> PROBLEM: Take the lines from the head of the listing through the one bearing "2.8, 2.25, 2.1]" and copy them exactly, leaving every picture out.
========
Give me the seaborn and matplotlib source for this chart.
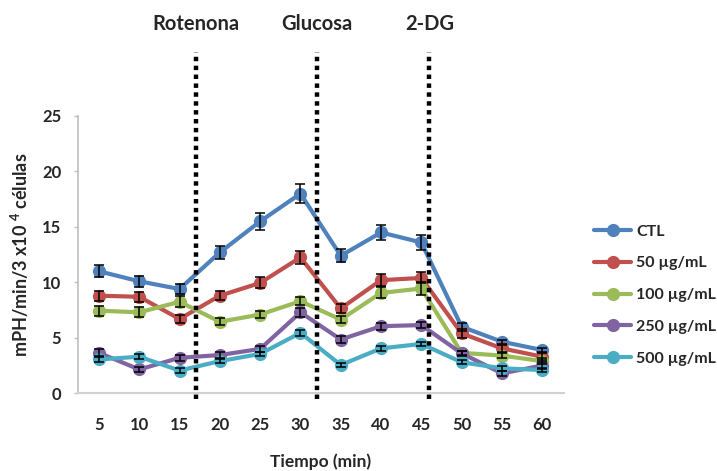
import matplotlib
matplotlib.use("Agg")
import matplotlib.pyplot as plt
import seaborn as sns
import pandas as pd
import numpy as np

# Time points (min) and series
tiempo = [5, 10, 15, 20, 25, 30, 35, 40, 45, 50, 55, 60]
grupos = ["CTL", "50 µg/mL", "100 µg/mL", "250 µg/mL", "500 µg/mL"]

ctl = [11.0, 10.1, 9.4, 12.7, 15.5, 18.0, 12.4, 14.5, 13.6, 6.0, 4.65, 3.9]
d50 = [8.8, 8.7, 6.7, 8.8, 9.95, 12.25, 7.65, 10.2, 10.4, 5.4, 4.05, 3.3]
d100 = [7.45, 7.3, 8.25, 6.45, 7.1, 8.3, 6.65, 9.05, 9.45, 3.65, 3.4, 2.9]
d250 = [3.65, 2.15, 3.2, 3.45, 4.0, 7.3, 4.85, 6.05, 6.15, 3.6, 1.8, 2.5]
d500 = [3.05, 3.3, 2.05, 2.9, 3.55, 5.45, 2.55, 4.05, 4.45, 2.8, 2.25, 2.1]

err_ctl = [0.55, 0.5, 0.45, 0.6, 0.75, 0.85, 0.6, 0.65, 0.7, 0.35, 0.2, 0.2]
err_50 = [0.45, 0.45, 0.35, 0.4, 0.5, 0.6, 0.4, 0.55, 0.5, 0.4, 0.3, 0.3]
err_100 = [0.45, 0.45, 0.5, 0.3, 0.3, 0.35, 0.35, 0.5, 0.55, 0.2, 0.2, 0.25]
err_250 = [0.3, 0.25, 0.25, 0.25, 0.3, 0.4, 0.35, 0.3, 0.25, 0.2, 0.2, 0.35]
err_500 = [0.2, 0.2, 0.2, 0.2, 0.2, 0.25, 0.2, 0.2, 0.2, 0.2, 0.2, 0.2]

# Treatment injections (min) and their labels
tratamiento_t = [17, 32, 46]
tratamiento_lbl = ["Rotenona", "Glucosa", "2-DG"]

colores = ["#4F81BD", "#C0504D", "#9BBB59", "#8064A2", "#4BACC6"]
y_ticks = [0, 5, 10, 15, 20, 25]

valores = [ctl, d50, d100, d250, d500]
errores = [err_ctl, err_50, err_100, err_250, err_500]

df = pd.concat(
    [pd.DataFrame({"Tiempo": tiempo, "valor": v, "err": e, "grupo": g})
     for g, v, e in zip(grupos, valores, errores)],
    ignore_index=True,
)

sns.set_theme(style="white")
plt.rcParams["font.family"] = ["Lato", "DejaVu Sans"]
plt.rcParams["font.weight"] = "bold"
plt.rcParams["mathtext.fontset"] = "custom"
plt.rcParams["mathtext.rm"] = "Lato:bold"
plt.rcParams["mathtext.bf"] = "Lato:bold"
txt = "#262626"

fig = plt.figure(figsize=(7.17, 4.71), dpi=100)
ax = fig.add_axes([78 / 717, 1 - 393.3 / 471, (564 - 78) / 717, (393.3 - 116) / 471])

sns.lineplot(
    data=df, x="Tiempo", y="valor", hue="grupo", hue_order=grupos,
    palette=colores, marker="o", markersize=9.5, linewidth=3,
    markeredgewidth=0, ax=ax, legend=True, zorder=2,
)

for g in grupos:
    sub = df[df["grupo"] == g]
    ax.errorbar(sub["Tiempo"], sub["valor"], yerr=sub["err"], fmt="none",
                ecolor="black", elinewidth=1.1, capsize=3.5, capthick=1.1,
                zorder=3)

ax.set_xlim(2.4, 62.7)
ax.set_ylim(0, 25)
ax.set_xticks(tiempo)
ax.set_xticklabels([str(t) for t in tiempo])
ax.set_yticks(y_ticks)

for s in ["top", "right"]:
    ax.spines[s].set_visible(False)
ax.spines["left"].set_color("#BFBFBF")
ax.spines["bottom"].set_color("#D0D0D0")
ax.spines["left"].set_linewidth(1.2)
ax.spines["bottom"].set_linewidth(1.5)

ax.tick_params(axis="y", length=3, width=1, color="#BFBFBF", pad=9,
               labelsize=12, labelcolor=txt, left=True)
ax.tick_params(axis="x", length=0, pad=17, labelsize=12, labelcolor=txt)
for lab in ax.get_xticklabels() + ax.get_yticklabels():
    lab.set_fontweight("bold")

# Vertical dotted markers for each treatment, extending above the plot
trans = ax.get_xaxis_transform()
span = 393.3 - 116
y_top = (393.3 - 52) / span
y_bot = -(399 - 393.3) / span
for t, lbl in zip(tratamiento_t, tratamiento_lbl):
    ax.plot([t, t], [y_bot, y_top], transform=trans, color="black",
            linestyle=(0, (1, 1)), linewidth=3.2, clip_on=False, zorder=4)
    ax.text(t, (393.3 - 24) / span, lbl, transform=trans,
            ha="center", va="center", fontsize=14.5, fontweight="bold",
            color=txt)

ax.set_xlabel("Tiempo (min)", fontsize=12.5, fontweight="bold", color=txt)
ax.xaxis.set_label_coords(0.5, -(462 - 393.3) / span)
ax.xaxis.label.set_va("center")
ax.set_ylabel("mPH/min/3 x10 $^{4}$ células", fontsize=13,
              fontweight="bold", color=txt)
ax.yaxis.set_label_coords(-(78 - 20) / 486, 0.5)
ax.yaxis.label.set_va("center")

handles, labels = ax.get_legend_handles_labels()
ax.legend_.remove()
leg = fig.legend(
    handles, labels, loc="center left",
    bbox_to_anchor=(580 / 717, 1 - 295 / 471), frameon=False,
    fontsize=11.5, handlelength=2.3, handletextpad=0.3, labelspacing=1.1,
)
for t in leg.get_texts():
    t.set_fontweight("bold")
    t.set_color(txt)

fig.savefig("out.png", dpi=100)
========
> PROBLEM SOLUTION:
Give me the seaborn and matplotlib source for this chart.
import matplotlib
matplotlib.use("Agg")
import matplotlib.pyplot as plt
import seaborn as sns
import pandas as pd
import numpy as np

# Time points (min) and series
tiempo = [5, 10, 15, 20, 25, 30, 35, 40, 45, 50, 55, 60]
grupos = ["CTL", "50 µg/mL", "100 µg/mL", "250 µg/mL", "500 µg/mL"]

ctl = [11.0, 10.1, 9.4, 12.7, 15.5, 18.0, 12.4, 14.5, 13.6, 6.0, 4.65, 3.9]
d50 = [8.8, 8.7, 6.7, 8.8, 9.95, 12.25, 7.65, 10.2, 10.4, 5.4, 4.05, 3.3]
d100 = [7.45, 7.3, 8.25, 6.45, 7.1, 8.3, 6.65, 9.05, 9.45, 3.65, 3.4, 2.9]
d250 = [3.65, 2.15, 3.2, 3.45, 4.0, 7.3, 4.85, 6.05, 6.15, 3.6, 1.8, 2.5]
d500 = [3.05, 3.3, 2.05, 2.9, 3.55, 5.45, 2.55, 4.05, 4.45, 2.8, 2.25, 2.1]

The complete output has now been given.